An essay written by @pilotsdiscretion
Your content has had me thinking for some time about the gay media that I consume. More importantly, it has me thinking about the content I consumed during what I think of as somewhat formative years of my adolescence. I’m from Appalachia, though was raised in an unorthodox way in comparison to many of those around me. I had very inquiring, thoughtful, kind, and liberal parents – those who said “we’re atheist” when I told them I didn’t want to go to church anymore and said “we love you” when I told them I loved a man. What’s fascinating is that I still feel very attuned to the intricacies of the Appalachian culture, experiences and as I grow older I begin to identify more closely, feel more proud of that experience and of those people that I grew up with. This has become particularly true in my work. I’m a nurse working on my master’s degree – I’m currently sitting in a hotel room in Wise VA. This region is the heart of Appalachia and the heartland of the worst cervical and breast cancer incidence and mortality in the nation. Although my focus here is considering how to help providers overcome geographic isolation, financial distress, and health literacy barriers to increase cervical cancer screening, I cannot help but swipe on Tinder, Grindr, and Bumble in the evenings. I am one to know my surroundings, and I have come to appreciate these tools when I travel. I have met some wonderful people this way – some shitty ones too.
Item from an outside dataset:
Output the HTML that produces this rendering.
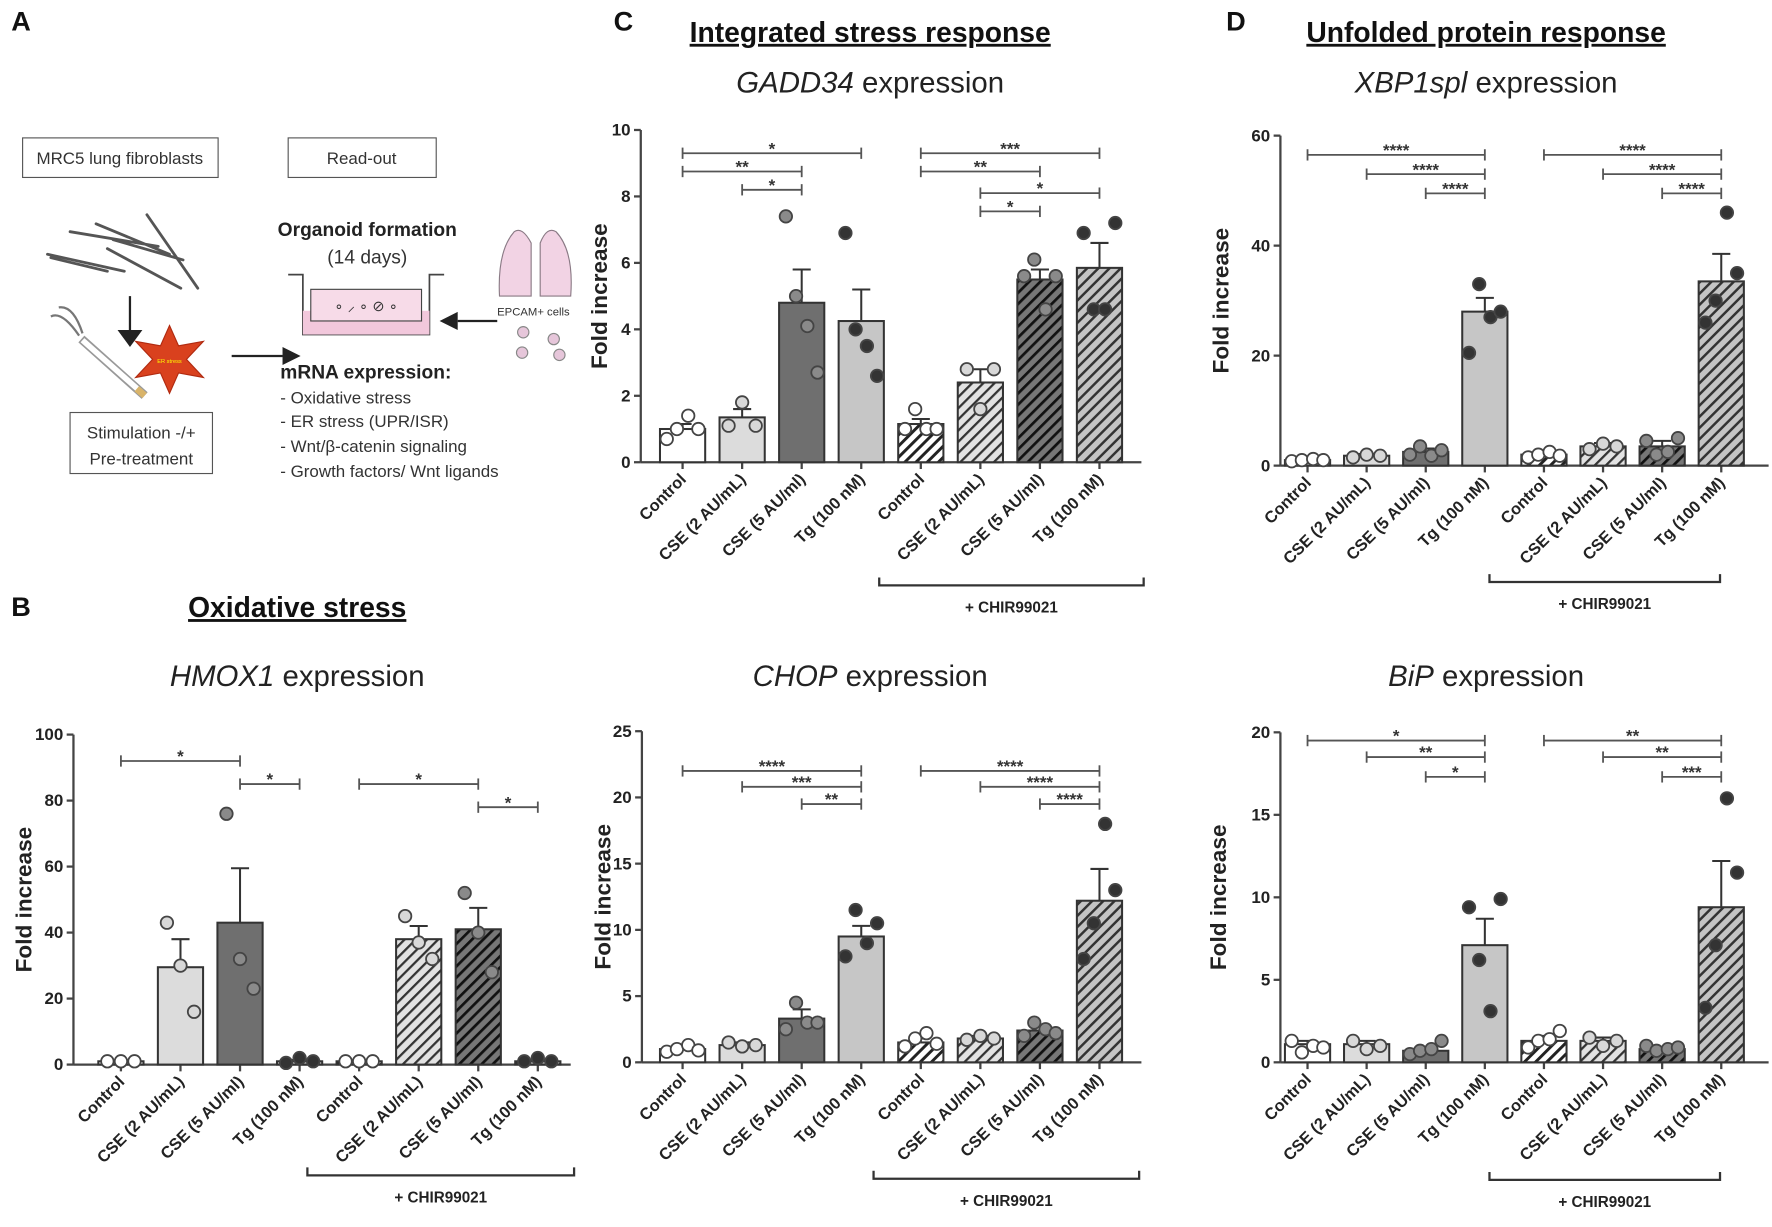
<!DOCTYPE html>
<html><head><meta charset="utf-8"><style>
html,body{margin:0;padding:0;background:#fff;}
svg{display:block;font-family:"Liberation Sans",Arial,sans-serif;}
</style></head><body>
<svg id="fig" width="1772" height="1227" viewBox="0 0 1568 1085.7" xmlns="http://www.w3.org/2000/svg">
<defs>
<pattern id="h0" patternUnits="userSpaceOnUse" width="7" height="7" patternTransform="rotate(45)"><rect width="7" height="7" fill="#fff"/><rect width="2.6" height="7" fill="#222"/></pattern>
<pattern id="h1" patternUnits="userSpaceOnUse" width="7" height="7" patternTransform="rotate(45)"><rect width="7" height="7" fill="#e2e2e2"/><rect width="2" height="7" fill="#333"/></pattern>
<pattern id="h2" patternUnits="userSpaceOnUse" width="7" height="7" patternTransform="rotate(45)"><rect width="7" height="7" fill="#777"/><rect width="2.4" height="7" fill="#111"/></pattern>
<pattern id="h3" patternUnits="userSpaceOnUse" width="7" height="7" patternTransform="rotate(45)"><rect width="7" height="7" fill="#c4c4c4"/><rect width="2.2" height="7" fill="#333"/></pattern>
</defs>

<g font-weight="bold" font-size="24" fill="#111">
<text x="10" y="27">A</text>
<text x="543" y="27">C</text>
<text x="1085" y="27">D</text>
<text x="10" y="545">B</text>
</g>
<g font-weight="bold" font-size="25" fill="#111" text-anchor="middle" text-decoration="underline">
<text x="770" y="37">Integrated stress response</text>
<text x="1315" y="37">Unfolded protein response</text>
<text x="263" y="546">Oxidative stress</text>
</g>
<g font-size="26" fill="#222" text-anchor="middle">
<text x="770" y="82"><tspan font-style="italic">GADD34</tspan> expression</text>
<text x="1315" y="82"><tspan font-style="italic">XBP1spl</tspan> expression</text>
<text x="263" y="607"><tspan font-style="italic">HMOX1</tspan> expression</text>
<text x="770" y="607"><tspan font-style="italic">CHOP</tspan> expression</text>
<text x="1315" y="607"><tspan font-style="italic">BiP</tspan> expression</text>
</g>

<!-- Panel A schematic -->
<g fill="#333" font-size="15">
<rect x="20" y="122" width="173" height="35" fill="#fff" stroke="#555"/>
<text x="106" y="145" text-anchor="middle" font-size="15">MRC5 lung fibroblasts</text>
<rect x="255" y="122" width="131" height="35" fill="#fff" stroke="#555"/>
<text x="320" y="145" text-anchor="middle">Read-out</text>
<g stroke="#555" stroke-width="2.5" fill="none" stroke-linecap="round">
<path d="M42 225 L110 240 M62 205 L140 218 M85 198 L150 225 M100 212 L162 230 M130 190 L175 255 M95 220 L160 255 M45 228 L95 240"/>
</g>
<line x1="115" y1="262" x2="115" y2="292" stroke="#222" stroke-width="2"/>
<polygon points="104,292 126,292 115,307" fill="#222"/>
<polygon points="150,288 158,306 180,302 165,318 180,334 158,330 150,348 142,330 120,334 135,318 120,302 142,306" fill="#d9411e" stroke="#b02a10"/>
<text x="150" y="321" font-size="5" fill="#ff0" text-anchor="middle">ER stress</text>
<line x1="72" y1="300" x2="128" y2="350" stroke="#999" stroke-width="8"/>
<line x1="73" y1="301" x2="126" y2="348" stroke="#fff" stroke-width="5"/>
<line x1="121" y1="344" x2="128" y2="350" stroke="#d9b46a" stroke-width="6"/>
<path d="M70 297 Q55 275 45 280 M73 295 Q65 270 52 272" stroke="#777" stroke-width="2" fill="none"/>
<rect x="62" y="365" width="126" height="54" fill="#fff" stroke="#555"/>
<text x="125" y="388" text-anchor="middle" font-size="15">Stimulation -/+</text>
<text x="125" y="411" text-anchor="middle" font-size="15">Pre-treatment</text>
<line x1="205" y1="315" x2="250" y2="315" stroke="#222" stroke-width="2"/>
<polygon points="250,307 266,315 250,323" fill="#222"/>
<text x="325" y="209" text-anchor="middle" font-weight="bold" font-size="17" fill="#222">Organoid formation</text>
<text x="325" y="233" text-anchor="middle" font-size="17">(14 days)</text>
<path d="M255 243 H268 V296 H380 V243 H393" stroke="#444" stroke-width="1.5" fill="none"/>
<rect x="268" y="275" width="112" height="21" fill="#f2c8dc"/>
<rect x="275" y="256" width="98" height="28" fill="#f7dbe8" stroke="#444"/>
<text x="324" y="275" text-anchor="middle" font-size="13">∘ ⸝ ∘ ⊘ ∘</text>
<path d="M455 205 Q440 222 442 262 L470 262 L470 215 Q462 200 455 205 Z M478 215 L478 262 L505 262 Q508 222 492 205 Q484 200 478 215 Z" fill="#f2d3e4" stroke="#8a7a85"/>
<text x="472" y="279" text-anchor="middle" font-size="10">EPCAM+ cells</text>
<line x1="440" y1="284" x2="405" y2="284" stroke="#222" stroke-width="2"/>
<polygon points="405,276 389,284 405,292" fill="#222"/>
<g fill="#e6c6da" stroke="#888"><circle cx="463" cy="294" r="5"/><circle cx="490" cy="300" r="5"/><circle cx="462" cy="312" r="5"/><circle cx="495" cy="314" r="5"/></g>
<text x="248" y="335" font-weight="bold" font-size="17" fill="#222">mRNA expression:</text>
<text x="248" y="357" font-size="15">- Oxidative stress</text>
<text x="248" y="378" font-size="15">- ER stress (UPR/ISR)</text>
<text x="248" y="400" font-size="15">- Wnt/β-catenin signaling</text>
<text x="248" y="422" font-size="15">- Growth factors/ Wnt ligands</text>
</g>
<g id="charts"></g>
</svg>
<script>
const categories = ["Control","CSE (2 AU/mL)","CSE (5 AU/ml)","Tg (100 nM)","Control","CSE (2 AU/mL)","CSE (5 AU/ml)","Tg (100 nM)"];

const gadd34Means = [1.0,1.35,4.8,4.25,1.15,2.4,5.5,5.85];
const gadd34Sem = [0.15,0.25,1.0,0.95,0.15,0.4,0.3,0.75];
const gadd34Dots = [[0.7,1.0,1.4,1.0],[1.1,1.8,1.1],[7.4,5.0,4.1,2.7],[6.9,4.0,3.5,2.6],[1.0,1.6,1.0,1.0],[2.8,1.6,2.8],[5.6,6.1,4.6,5.6],[6.9,4.6,4.6,7.2]];
const gadd34Ticks = [0,2,4,6,8,10];
const gadd34Sig = [[0,3,9.3,"*"],[0,2,8.75,"**"],[1,2,8.2,"*"],[4,7,9.3,"***"],[4,6,8.75,"**"],[5,7,8.1,"*"],[5,6,7.55,"*"]];

const xbpMeans = [1.0,1.8,2.5,28,2.0,3.5,3.5,33.5];
const xbpSem = [0.2,0.3,0.6,2.5,0.4,0.6,1.0,5.0];
const xbpDots = [[0.8,1.0,1.2,1.0],[1.5,2.0,1.8],[2.0,3.5,1.8,2.8],[20.5,33,27,28],[1.5,2.0,2.5,1.8],[3.0,4.0,3.5],[4.5,2.0,2.5,5.0],[26,30,46,35]];
const xbpTicks = [0,20,40,60];
const xbpSig = [[0,3,56.5,"****"],[1,3,53,"****"],[2,3,49.5,"****"],[4,7,56.5,"****"],[5,7,53,"****"],[6,7,49.5,"****"]];

const hmoxMeans = [1,29.5,43,1,1,38,41,1];
const hmoxSem = [0.3,8.5,16.5,0.4,0.3,4,6.5,0.4];
const hmoxDots = [[1,1,1],[43,30,16],[76,32,23],[0.5,2,1],[1,1,1],[45,37,32],[52,40,28],[1,2,1]];
const hmoxTicks = [0,20,40,60,80,100];
const hmoxSig = [[0,2,92,"*"],[2,3,85,"*"],[4,6,85,"*"],[6,7,78,"*"]];

const chopMeans = [1.0,1.3,3.3,9.5,1.5,1.8,2.4,12.2];
const chopSem = [0.2,0.2,0.7,0.8,0.3,0.2,0.3,2.4];
const chopDots = [[0.8,1.0,1.3,0.9],[1.5,1.2,1.3],[2.5,4.5,3.0,3.0],[8.0,11.5,9.0,10.5],[1.2,1.8,2.2,1.4],[1.7,2.0,1.8],[2.0,3.0,2.5,2.2],[7.8,10.5,18,13]];
const chopTicks = [0,5,10,15,20,25];
const chopSig = [[0,3,22,"****"],[1,3,20.8,"***"],[2,3,19.5,"**"],[4,7,22,"****"],[5,7,20.8,"****"],[6,7,19.5,"****"]];

const bipMeans = [1.1,1.1,0.7,7.1,1.3,1.3,0.8,9.4];
const bipSem = [0.2,0.2,0.1,1.6,0.3,0.2,0.1,2.8];
const bipDots = [[1.3,0.6,1.0,0.9],[1.3,0.8,1.0],[0.5,0.7,0.8,1.3],[9.4,6.2,3.1,9.9],[0.9,1.3,1.4,1.9],[1.5,1.0,1.3],[1.0,0.7,0.8,0.9],[3.3,7.1,16,11.5]];
const bipTicks = [0,5,10,15,20];
const bipSig = [[0,3,19.5,"*"],[1,3,18.5,"**"],[2,3,17.3,"*"],[4,7,19.5,"**"],[5,7,18.5,"**"],[6,7,17.3,"***"]];

const NS="http://www.w3.org/2000/svg";
const root=document.getElementById('charts');
function el(tag,attrs,parent){const e=document.createElementNS(NS,tag);for(const k in attrs)e.setAttribute(k,attrs[k]);(parent||root).appendChild(e);return e;}
const barFills=["#ffffff","#dcdcdc","#6f6f6f","#c6c6c6","url(#h0)","url(#h1)","url(#h2)","url(#h3)"];
const dotFills=["#ffffff","#d8d8d8","#8a8a8a","#333333","#ffffff","#d8d8d8","#8a8a8a","#333333"];

function chart(name,cfg,means,sem,dots,ticks,sig){
  const g=el('g',{});
  
  
  const x0=cfg.ax, y0=cfg.y0, y1=cfg.y1, maxV=ticks[ticks.length-1];
  const yS=v=>y0-(v/maxV)*(y0-y1);
  const xS=i=>cfg.cx0+i*cfg.step;
  const ya=el('line',{x1:x0,y1:y0,x2:x0,y2:y1,stroke:'#444','stroke-width':2},g);
  
  
  ticks.forEach(t=>{
    el('line',{x1:x0-6,y1:yS(t),x2:x0,y2:yS(t),stroke:'#444','stroke-width':2},g);
    const tl=el('text',{x:x0-9,y:yS(t)+5,'text-anchor':'end','font-size':15,'font-weight':'bold',fill:'#222'},g);
    tl.textContent=t;
    
    
  });
  const yt=el('text',{transform:`translate(${cfg.ytx},${(y0+y1)/2}) rotate(-90)`,'text-anchor':'middle','font-size':20,'font-weight':'bold',fill:'#222'},g);
  yt.textContent='Fold increase';
  
  
  const xa=el('line',{x1:x0,y1:y0,x2:cfg.axEnd,y2:y0,stroke:'#444','stroke-width':2},g);
  
  
  const bw=cfg.bw;
  means.forEach((m,i)=>{
    const cx=xS(i);
    el('line',{x1:cx,y1:y0,x2:cx,y2:y0+6,stroke:'#444','stroke-width':2},g);
    const b=el('rect',{x:cx-bw/2,y:yS(m),width:bw,height:y0-yS(m),fill:barFills[i],stroke:'#333','stroke-width':1.8},g);
    
    
    const top=yS(m+sem[i]);
    el('line',{x1:cx,y1:yS(m),x2:cx,y2:top,stroke:'#333','stroke-width':1.8},g);
    el('line',{x1:cx-8,y1:top,x2:cx+8,y2:top,stroke:'#333','stroke-width':1.8},g);
    const d=dots[i], n=d.length;
    const offs=n===4?[-14,-5,5,14]:[-12,0,12];
    d.forEach((v,j)=>{
      const c=el('circle',{cx:cx+offs[j],cy:yS(v),r:5.5,fill:dotFills[i],stroke:'#444','stroke-width':1.6},g);
      
      
    });
    const lab=el('text',{transform:`translate(${cx+4},${y0+16}) rotate(-45)`,'text-anchor':'end','font-size':14.5,'font-weight':'bold',fill:'#222'},g);
    lab.textContent=categories[i];
    
    
  });
  sig.forEach(s=>{
    const xa_=xS(s[0]),xb=xS(s[1]),yy=yS(s[2]);
    const sg=el('g',{stroke:'#555','stroke-width':1.6},g);
    
    
    el('line',{x1:xa_,y1:yy,x2:xb,y2:yy},sg);
    el('line',{x1:xa_,y1:yy-5,x2:xa_,y2:yy+5},sg);
    el('line',{x1:xb,y1:yy-5,x2:xb,y2:yy+5},sg);
    const st=el('text',{x:(xa_+xb)/2,y:yy+1,'text-anchor':'middle','font-size':15,'font-weight':'bold',fill:'#333'},g);
    st.textContent=s[3];
  });
  const br=el('path',{d:`M${cfg.brx0} ${cfg.bry-7} V${cfg.bry} H${cfg.brx1} V${cfg.bry-7}`,fill:'none',stroke:'#333','stroke-width':2},g);
  
  
  const bt=el('text',{x:(cfg.brx0+cfg.brx1)/2,y:cfg.bry+24,'text-anchor':'middle','font-size':13.5,'font-weight':'bold',fill:'#222'},g);
  bt.textContent='+ CHIR99021';
  
  
}

chart('gadd34',{ax:567,y0:409,y1:115,cx0:604,step:52.7,bw:40,axEnd:1010,ytx:537,brx0:778,brx1:1012,bry:518},gadd34Means,gadd34Sem,gadd34Dots,gadd34Ticks,gadd34Sig);
chart('xbp1spl',{ax:1133,y0:412,y1:120,cx0:1157,step:52.3,bw:40,axEnd:1565,ytx:1087,brx0:1318,brx1:1522,bry:515},xbpMeans,xbpSem,xbpDots,xbpTicks,xbpSig);
chart('hmox1',{ax:65,y0:942,y1:650,cx0:107,step:52.7,bw:40,axEnd:505,ytx:28,brx0:272,brx1:508,bry:1040},hmoxMeans,hmoxSem,hmoxDots,hmoxTicks,hmoxSig);
chart('chop',{ax:568,y0:940,y1:647,cx0:604,step:52.7,bw:40,axEnd:1010,ytx:540,brx0:773,brx1:1008,bry:1043},chopMeans,chopSem,chopDots,chopTicks,chopSig);
chart('bip',{ax:1133,y0:940,y1:648,cx0:1157,step:52.3,bw:40,axEnd:1565,ytx:1085,brx0:1318,brx1:1522,bry:1044},bipMeans,bipSem,bipDots,bipTicks,bipSig);
</script>
</body></html>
I get so emotional thinking about thinking about these boys I see on this app, the girls that most certainly exist, and everyone in-between. The 12-20 year olds that are within a hundred miles of the epicenter of this region of conservatism and religious zealousness. I think about how, even in my endless privilege of living in an incredibly supportive household not devoid of its tribulations, I still navigate this world with what I consider to be an extremely sexualized gay education. As if what was available to me before I had come out to my parents, or for that matter come out to myself, was an overwhelming sea of sex, boys, and jokes meant to stave off the gay-dread. I think of these kids that navigate this education with more or less of what I had. I think about how exhausting the unending sharing of bottom jokes and physically ideal physiques have become, yet I still can’t put the phone away. I am near certain that pieces of my existence and the way that I have come to navigate the world have been informed by this hyper-sexual presentation throughout puberty and for the years subsequent. I think it has made me ask more of the kinds of men I’m physically attracted to and in turn date fewer people because of my perfectionism. I know without a doubt that the way I have come to think of my own physique has been crafted by not only those bodies seen in the bedroom of my thirteen year old self, but also the bodies that flood my feeds regularly, in my twenty-fourth year, in 2018. I know that part of existing as literally anyone on this Earth requires being sexual to some degree (in retrospect, it literally isn’t for some folks; that’s totally fair). Even though I think this hyper-sexualism is due to repression of queer identity starting a few decades ago and continuing into the present, it’s a not license or reason enough to buy into this kind of culture, for it is just that – a formulated culture.
So much of Appalachian culture is unique to different communities and an agreeable definition is not only impossible, but generally unhelpful. The same can be said for the culture associated with being a gay man. It seems that much of the culture surrounding being a gay man is about sex, bodies, and products. And in the way that conservatism and religious zealousness is a defining characteristic of some yet not all Appalachians, the media that momentarily describes the culture of gayness should also not be restricted to these notions. I think it’s dangerous. I feel this way, because as I grow older I know that the way that I navigate the world has quite literally been formed by this content. That is a distressing reality to me, and I believe that we could do better by our younger gay cohorts to produce content that supports them in their self-formed interests, ideas, and realities.
Thank you for the opportunity to write out how I’m feeling. It was a good exercise. Hope you’re well!